Additionally, recovery efforts from the June 2016 state floods required appropriation of another $55 million of Rainy Day funds.

McKown said the goal is to bring Rainy Day A up to 13 percent of the general revenue budget, but noted the current $266 million is less than half of that threshold.

“We’re a long way off from what we would consider Rainy Day A to be fully funded,” he said.

The bright spot is Rainy Day B, set up in 2006 using Tobacco Settlement funds, which has reached an all-time high of $425 million, McKown said.

Under the law creating the second Rainy Day fund, Rainy Day B can only be tapped if funds in Rainy Day A are exhausted.

Also Monday, Deputy Revenue Secretary Mark Muchow told members of an interim committee on energy that state severance tax collections have seen an upturn, driven by higher natural gas prices and production and by increased coal exports, but are still well below collections in peak years.

The current upturn helped shrink a projected $192 million revenue shortfall for the recently ended 2016-17 budget year to below $121 million, he said.

“One of the biggest reasons why the shortfall was reduced greatly was the severance tax,” Muchow said.

For 2016-17, the state collected $344.7 million of severance taxes on production of coal, natural gas and oil, up from $260 million in 2015-16, but still down from $437.2 million two years ago.

Coal production — driven primarily by a spike in exports to Europe — has increased from 80 million tons in 2016 to nearly 90 million tons in 2017. However, that’s still down from 120 million tons a year production as recently as 2013, Muchow said.

“It’s a fairly good improvement, but still down from where it was,” he said.
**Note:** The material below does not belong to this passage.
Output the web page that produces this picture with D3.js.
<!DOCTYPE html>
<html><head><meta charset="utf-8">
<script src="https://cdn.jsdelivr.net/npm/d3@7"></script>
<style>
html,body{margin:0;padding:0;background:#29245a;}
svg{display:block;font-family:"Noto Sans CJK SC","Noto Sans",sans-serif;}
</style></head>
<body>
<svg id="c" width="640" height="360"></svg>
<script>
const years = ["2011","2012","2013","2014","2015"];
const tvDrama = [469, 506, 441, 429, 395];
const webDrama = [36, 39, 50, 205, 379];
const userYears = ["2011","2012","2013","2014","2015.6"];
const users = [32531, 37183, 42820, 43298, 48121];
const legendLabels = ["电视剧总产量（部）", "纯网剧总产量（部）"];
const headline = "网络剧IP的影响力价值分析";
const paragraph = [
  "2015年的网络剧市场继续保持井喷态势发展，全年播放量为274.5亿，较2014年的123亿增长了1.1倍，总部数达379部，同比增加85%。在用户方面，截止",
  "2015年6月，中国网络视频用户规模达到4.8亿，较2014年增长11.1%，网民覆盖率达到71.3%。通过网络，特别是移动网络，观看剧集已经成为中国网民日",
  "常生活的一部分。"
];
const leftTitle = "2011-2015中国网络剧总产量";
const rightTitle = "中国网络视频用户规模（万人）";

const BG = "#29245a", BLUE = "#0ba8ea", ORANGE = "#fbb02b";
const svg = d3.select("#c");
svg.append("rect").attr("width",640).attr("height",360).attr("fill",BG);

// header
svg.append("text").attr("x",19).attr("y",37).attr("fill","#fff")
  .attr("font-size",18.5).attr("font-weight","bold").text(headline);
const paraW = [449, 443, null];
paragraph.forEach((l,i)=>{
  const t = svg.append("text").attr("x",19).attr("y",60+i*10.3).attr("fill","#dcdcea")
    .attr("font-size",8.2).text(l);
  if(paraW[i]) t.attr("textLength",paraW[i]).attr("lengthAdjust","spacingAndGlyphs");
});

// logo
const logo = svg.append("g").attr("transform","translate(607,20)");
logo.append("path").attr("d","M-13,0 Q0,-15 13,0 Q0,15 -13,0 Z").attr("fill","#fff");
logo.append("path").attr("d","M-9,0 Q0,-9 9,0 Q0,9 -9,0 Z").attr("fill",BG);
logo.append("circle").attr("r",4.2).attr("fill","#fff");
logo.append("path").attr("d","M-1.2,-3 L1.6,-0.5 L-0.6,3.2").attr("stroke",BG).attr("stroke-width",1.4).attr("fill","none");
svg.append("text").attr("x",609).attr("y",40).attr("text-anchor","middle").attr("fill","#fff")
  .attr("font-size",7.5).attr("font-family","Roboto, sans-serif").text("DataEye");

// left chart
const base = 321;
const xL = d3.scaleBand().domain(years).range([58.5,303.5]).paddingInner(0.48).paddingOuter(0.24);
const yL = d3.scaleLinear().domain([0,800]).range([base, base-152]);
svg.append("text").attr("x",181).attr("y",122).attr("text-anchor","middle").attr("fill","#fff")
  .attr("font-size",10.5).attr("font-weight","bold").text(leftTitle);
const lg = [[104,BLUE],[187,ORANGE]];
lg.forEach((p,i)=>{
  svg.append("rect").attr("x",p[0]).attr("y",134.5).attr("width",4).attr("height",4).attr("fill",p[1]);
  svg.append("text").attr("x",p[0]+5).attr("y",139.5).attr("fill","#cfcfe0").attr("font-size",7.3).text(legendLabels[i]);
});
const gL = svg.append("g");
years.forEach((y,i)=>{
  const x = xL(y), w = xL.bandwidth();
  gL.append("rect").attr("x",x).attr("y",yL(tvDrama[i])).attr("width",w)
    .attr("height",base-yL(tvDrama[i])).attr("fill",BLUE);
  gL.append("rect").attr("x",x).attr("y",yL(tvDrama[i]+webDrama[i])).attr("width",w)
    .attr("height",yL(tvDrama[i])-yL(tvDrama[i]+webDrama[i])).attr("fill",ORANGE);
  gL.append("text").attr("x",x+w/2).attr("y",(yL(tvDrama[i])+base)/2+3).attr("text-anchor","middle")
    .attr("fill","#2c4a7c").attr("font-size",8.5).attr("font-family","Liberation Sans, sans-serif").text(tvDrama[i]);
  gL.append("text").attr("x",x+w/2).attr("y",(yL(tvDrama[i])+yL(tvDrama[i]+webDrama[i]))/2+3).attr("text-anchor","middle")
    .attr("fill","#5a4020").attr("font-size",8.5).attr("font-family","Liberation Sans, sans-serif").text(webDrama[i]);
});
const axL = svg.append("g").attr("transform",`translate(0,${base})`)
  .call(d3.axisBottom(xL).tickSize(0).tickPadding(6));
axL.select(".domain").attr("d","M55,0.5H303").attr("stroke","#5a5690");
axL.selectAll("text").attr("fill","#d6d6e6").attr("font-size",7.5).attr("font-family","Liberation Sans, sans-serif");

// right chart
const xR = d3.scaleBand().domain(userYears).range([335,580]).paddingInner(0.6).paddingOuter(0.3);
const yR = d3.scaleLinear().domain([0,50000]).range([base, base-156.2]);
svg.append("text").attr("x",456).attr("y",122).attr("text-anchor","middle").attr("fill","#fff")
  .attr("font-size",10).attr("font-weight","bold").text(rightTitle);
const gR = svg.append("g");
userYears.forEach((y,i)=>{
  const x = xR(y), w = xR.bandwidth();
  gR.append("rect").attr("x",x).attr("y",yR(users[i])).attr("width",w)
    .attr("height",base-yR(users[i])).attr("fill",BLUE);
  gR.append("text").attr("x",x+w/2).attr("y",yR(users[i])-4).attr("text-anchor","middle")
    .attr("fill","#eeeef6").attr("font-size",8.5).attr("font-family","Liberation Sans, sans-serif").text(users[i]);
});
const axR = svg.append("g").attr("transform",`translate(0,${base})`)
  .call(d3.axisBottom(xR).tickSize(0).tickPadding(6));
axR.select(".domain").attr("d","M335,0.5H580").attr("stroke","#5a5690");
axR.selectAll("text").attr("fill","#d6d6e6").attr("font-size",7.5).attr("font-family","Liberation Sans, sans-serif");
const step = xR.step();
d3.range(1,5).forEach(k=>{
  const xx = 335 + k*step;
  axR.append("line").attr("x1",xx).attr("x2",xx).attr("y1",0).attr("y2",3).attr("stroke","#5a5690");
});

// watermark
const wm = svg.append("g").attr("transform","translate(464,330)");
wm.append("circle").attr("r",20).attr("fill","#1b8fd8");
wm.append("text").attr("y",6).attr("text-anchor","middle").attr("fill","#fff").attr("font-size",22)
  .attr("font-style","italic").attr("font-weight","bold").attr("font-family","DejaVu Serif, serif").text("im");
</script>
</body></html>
Muchow said a key factor in the upturn in severance taxes has been prices for natural gas, which bottomed out at 66 cents per mcf last summer. Currently, West Virginia natural gas producers are seeing prices from $2 to $2.50 per mcf, he said.

However, he said it is unlikely that state natural gas prices will reach $3 per mcf in the next five years, given competition from natural gas producers in Pennsylvania and Ohio.

“The state’s a big player, but not necessarily the biggest player,” Muchow said.